President Barack Obama faces a difficult challenge to target the Islamic State (ISIS) in Syria without inadvertently bolstering the authoritarian regime of Syrian President Bashar al-Assad,
The New York Times reported.
After three days of American airstrikes in the country, pro-government Syrians are boasting that despite assurances by Obama otherwise, Assad and the Syrian Army stand to gain from the offensive.
"The U.S. military leadership is now fighting in the same trenches with the Syrian generals, in a war on terrorism inside Syria," a Syrian diplomat told a pro-government newspaper, according to the Times. "The Syrian Army will certainly benefit from the American airstrikes."
The new Iraqi prime minister, Haider al-Abadi, meanwhile, claimed he delivered a private message to Assad from Washington that the airstrikes would not target the Syrian government, the Times reported.
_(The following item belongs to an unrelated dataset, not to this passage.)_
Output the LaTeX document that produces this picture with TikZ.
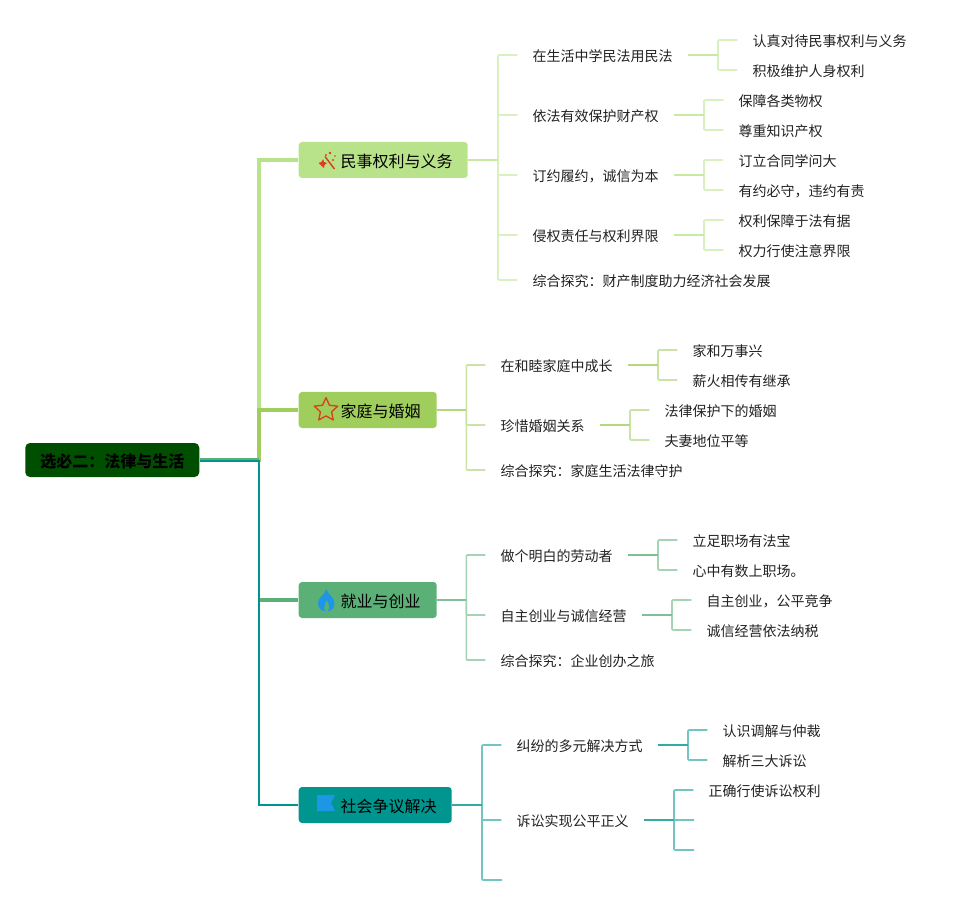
\documentclass[tikz,border=0pt]{standalone}
\usepackage{fontspec}
\setmainfont{Noto Sans CJK SC}
\usetikzlibrary{shapes.geometric}
\definecolor{cA}{HTML}{B9E38A}
\definecolor{cB}{HTML}{A0CE5C}
\definecolor{cC}{HTML}{5BB078}
\definecolor{cD}{HTML}{00968F}
\definecolor{rootc}{HTML}{004F00}
\definecolor{inkc}{HTML}{222222}
\definecolor{iconr}{HTML}{D9401E}
\definecolor{iconb}{HTML}{1E96E6}
\tikzset{
  leaf/.style={anchor=west,xshift=-0.4pt,inner sep=0pt,text height=9.4pt,text depth=0pt,font=\fontsize{10.5pt}{12pt}\selectfont,text=inkc},
  topicbox/.style={anchor=west,xshift=-0.4pt,fill=#1,rounded corners=2.5pt,minimum height=27pt,inner ysep=0pt,inner xsep=0pt,text=black,font=\fontsize{12pt}{14pt}\selectfont,text height=10.6pt,text depth=0pt,align=left},
  rootbox/.style={anchor=west,fill=rootc,rounded corners=3.5pt,minimum height=25.5pt,minimum width=130.5pt,inner sep=0pt,text=black,font=\fontsize{12pt}{14pt}\selectfont\bfseries,text height=10.6pt,text depth=0pt},
  trunk/.style={draw=#1,line width=3.2pt},
  stem/.style={draw=#1!80!white,line width=1.6pt},
  spine/.style={draw=#1!55!white,line width=1.25pt,rounded corners=.8pt},
}
% spine and stem between a child node and its own leaves
\newcommand\famA[3]{% colour, parent, leaves
  \foreach \k in {#3}{\draw[spine=#1] ([xshift=33.75pt]#2.east) |- ([xshift=-11.25pt]\k.west);}
  \draw[stem=#1] ([xshift=11.25pt]#2.east) -- ([xshift=33.75pt]#2.east);}
\begin{document}
\begin{tikzpicture}[x=0.75pt,y=-0.75pt]
\useasboundingbox (0,0) rectangle (967,905);
\fill[white] (0,0) rectangle (967,905);

% root and topics
\node[rootbox] (root) at (25,460) {选必二：法律与生活};
\coordinate (hub) at (259,460);
\node[topicbox=cA,minimum width=126.75pt,text width=126.75pt] (t1) at (299,160) {\hspace*{31.5pt}民事权利与义务};
\node[topicbox=cB,minimum width=103.5pt,text width=103.5pt] (t2) at (299,410) {\hspace*{31.5pt}家庭与婚姻};
\node[topicbox=cC,minimum width=103.5pt,text width=103.5pt] (t3) at (299,600) {\hspace*{31.5pt}就业与创业};
\node[topicbox=cD,minimum width=114.75pt,text width=114.75pt] (t4) at (299,805) {\hspace*{31.5pt}社会争议解决};

% level 2, topic 1
\node[leaf] (a1) at (533,55) {在生活中学民法用民法};
\node[leaf] (a2) at (533,115) {依法有效保护财产权};
\node[leaf] (a3) at (533,175) {订约履约，诚信为本};
\node[leaf] (a4) at (533,235) {侵权责任与权利界限};
\node[leaf] (a5) at (533,280) {综合探究：财产制度助力经济社会发展};
\node[leaf] (a11) at (753,40) {认真对待民事权利与义务};
\node[leaf] (a12) at (753,70) {积极维护人身权利};
\node[leaf] (a21) at (739,100) {保障各类物权};
\node[leaf] (a22) at (739,130) {尊重知识产权};
\node[leaf] (a31) at (739,160) {订立合同学问大};
\node[leaf] (a32) at (739,190) {有约必守，违约有责};
\node[leaf] (a41) at (739,220) {权利保障于法有据};
\node[leaf] (a42) at (739,250) {权力行使注意界限};

% topic 2
\node[leaf] (b1) at (501,365) {在和睦家庭中成长};
\node[leaf] (b2) at (501,425) {珍惜婚姻关系};
\node[leaf] (b3) at (501,470) {综合探究：家庭生活法律守护};
\node[leaf] (b11) at (693,350) {家和万事兴};
\node[leaf] (b12) at (693,380) {薪火相传有继承};
\node[leaf] (b21) at (665,410) {法律保护下的婚姻};
\node[leaf] (b22) at (665,440) {夫妻地位平等};

% topic 3
\node[leaf] (c1) at (501,555) {做个明白的劳动者};
\node[leaf] (c2) at (501,615) {自主创业与诚信经营};
\node[leaf] (c3) at (501,660) {综合探究：企业创办之旅};
\node[leaf] (c11) at (693,540) {立足职场有法宝};
\node[leaf] (c12) at (693,570) {心中有数上职场。};
\node[leaf] (c21) at (707,600) {自主创业，公平竞争};
\node[leaf] (c22) at (707,630) {诚信经营依法纳税};

% topic 4
\node[leaf] (d1) at (517,745) {纠纷的多元解决方式};
\node[leaf] (d2) at (517,820) {诉讼实现公平正义};
\coordinate (d3) at (517,880);
\node[leaf] (d11) at (723,730) {认识调解与仲裁};
\node[leaf] (d12) at (723,760) {解析三大诉讼};
\node[leaf] (d21) at (709,790) {正确行使诉讼权利};
\coordinate (d22) at (709,820);
\coordinate (d23) at (709,850);

% trunk connectors
\draw[trunk=cA] (root.east) -- (hub) |- (t1.west);
\draw[trunk=cB] (root.east) -- (hub) |- (t2.west);
\draw[draw=cC,line width=3pt] (root.east) -- (hub);
\draw[draw=cC,line width=2pt] (hub) -- (hub |- t3.west);
\draw[draw=cC,line width=3pt] (hub |- t3.west) -- (t3.west);
\draw[draw=cD,line width=1.7pt] ([yshift=-.8pt]root.east) -- ([yshift=-.8pt]hub) |- (t4.west);

% topic 1 branches
\foreach \k in {a1,a2,a3,a4,a5}{\draw[spine=cA] ([xshift=22.5pt]t1.east) |- ([xshift=-11.25pt]\k.west);}
\draw[stem=cA] (t1.east) -- ([xshift=22.5pt]t1.east);
\famA{cA}{a1}{a11,a12}
\famA{cA}{a2}{a21,a22}
\famA{cA}{a3}{a31,a32}
\famA{cA}{a4}{a41,a42}

% topic 2 branches
\foreach \k in {b1,b2,b3}{\draw[spine=cB] ([xshift=22pt]t2.east) |- ([xshift=-11.25pt]\k.west);}
\draw[stem=cB] (t2.east) -- ([xshift=22pt]t2.east);
\famA{cB}{b1}{b11,b12}
\famA{cB}{b2}{b21,b22}

% topic 3 branches
\foreach \k in {c1,c2,c3}{\draw[spine=cC] ([xshift=22pt]t3.east) |- ([xshift=-11.25pt]\k.west);}
\draw[stem=cC] (t3.east) -- ([xshift=22pt]t3.east);
\famA{cC}{c1}{c11,c12}
\famA{cC}{c2}{c21,c22}

% topic 4 branches
\foreach \k in {d1,d2,d3}{\draw[spine=cD] ([xshift=22.5pt]t4.east) |- ([xshift=-11.25pt]\k.west);}
\draw[stem=cD] (t4.east) -- ([xshift=22.5pt]t4.east);
\famA{cD}{d1}{d11,d12}
\famA{cD}{d2}{d21,d22,d23}

% icons
\draw[iconr,line width=1.1pt] (325,156.5) -- (334.5,169);
\fill[iconr] (318.5,163) -- (321.5,162) -- (323,159) -- (324,162) -- (327,163) -- (324.5,165) -- (324,168) -- (321.5,166) -- cycle;
\fill[iconr] (330,153) circle (1.1pt) (326,155) circle (.8pt) (333,160) circle (.8pt) (335,156) circle (.7pt);
\node[star,star points=5,star point ratio=2.1,draw=iconr,line width=1pt,line join=round,inner sep=0pt,minimum size=18.5pt,fill=none] (ic2) at (326,410) {};
\fill[iconb] (326.5,589) .. controls (327,594) and (334,596) .. (334.5,603) .. controls (334.8,608) and (331,611) .. (328,611)
  .. controls (330,608) and (329.5,604) .. (326.5,600) .. controls (325,604) and (323,608) .. (325,611)
  .. controls (321,611) and (318,608) .. (318,603) .. controls (318,597) and (325,595) .. (326.5,589) -- cycle;
\fill[iconb] (317,795) -- (335,795) -- (331,803) -- (335,811) -- (317,811) -- cycle;
\end{tikzpicture}
\end{document}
Allies have indicated they are dissatisfied that the Obama administration is not directly aiming to overthrow Assad.
"We need to create an army to fight the terrorists, but we also have to fight the regime," Sheikh Tamim bin Hamad al-Thani, emir of Qatar, told the Times. "We have to do both."
At the same time, Arab partners say that the conflict has been a welcome renewal of alliances with the United States which had taken a back seat in recent years as America failed to step in to bolster pro-democracy uprisings.
"We are back to the future," Salman Shaikh, director of the Brookings Doha Center, a branch of the Brookings Institution based in Qatar, told the Times. "After the rush of the Arab Spring, there is a realization that they are our real friends and allies in the region and in this fight."
Five Arab countries have joined the coalition including Bahrain, Jordan, Saudi Arabia, and the United Arab Emirates. Officials in Washington believe their participation offers the benefit of proof that the military campaign against ISIS is not a war against Muslims, the Times reported.